MATERIALS: please email me at petervandyckart@gmail.com with any questions.
There is no need for you to purchase any new colors or if you don’t want to. All of the ideas will work within the framework and limitations of any given set of colors. That being said, if you want a baseline set to work with, I recommend the following:
-Yellow, prismatic (cadmium yellow (or hue) permanent yellow)

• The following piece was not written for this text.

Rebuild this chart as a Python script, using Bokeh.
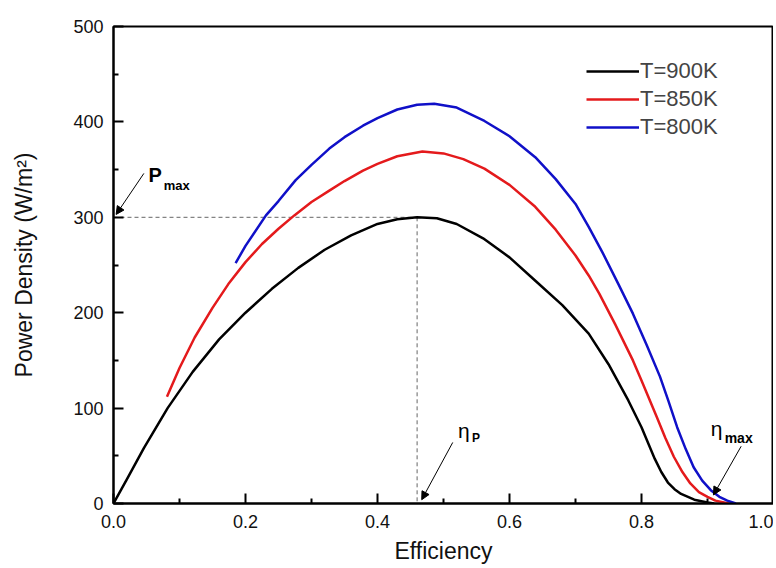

-Red, prismatic (same as above)
-Ultramarine Blue
-Alizarin Crimson
You can use, oil paint, acrylic paint, gouache or pastel. Everything important that we will be talking about will apply across any of these media. However, I have the most experience working with oil, some experience with acrylic, very little experience with gouache and no experience with pastel so take that into account when choosing your medium.
Painting surfaces:
Painting surface for oil painting: I like a very dry surface like paper or a canvas or board primed with a chalk based gesso, not acrylic gesso. I find it VERY difficult to paint on acrylic primed panels or boards as the paint slips and slides all over the surface. An easy, and relatively cheap alternative to acrylic primed panels is Arches Oil Paper. This is paper that you can paint directly on without any priming or treatment. You can also prime a normal piece of heavier paper or mat-board with a light coat of shellac or PVA size.
Painting surface for acrylic painting: Since acrylic paint dries so fast, you don’t have to fight against the paint slipping all over the canvas, therefore, almost any surface will do for our purposes if you’re working in acrylic.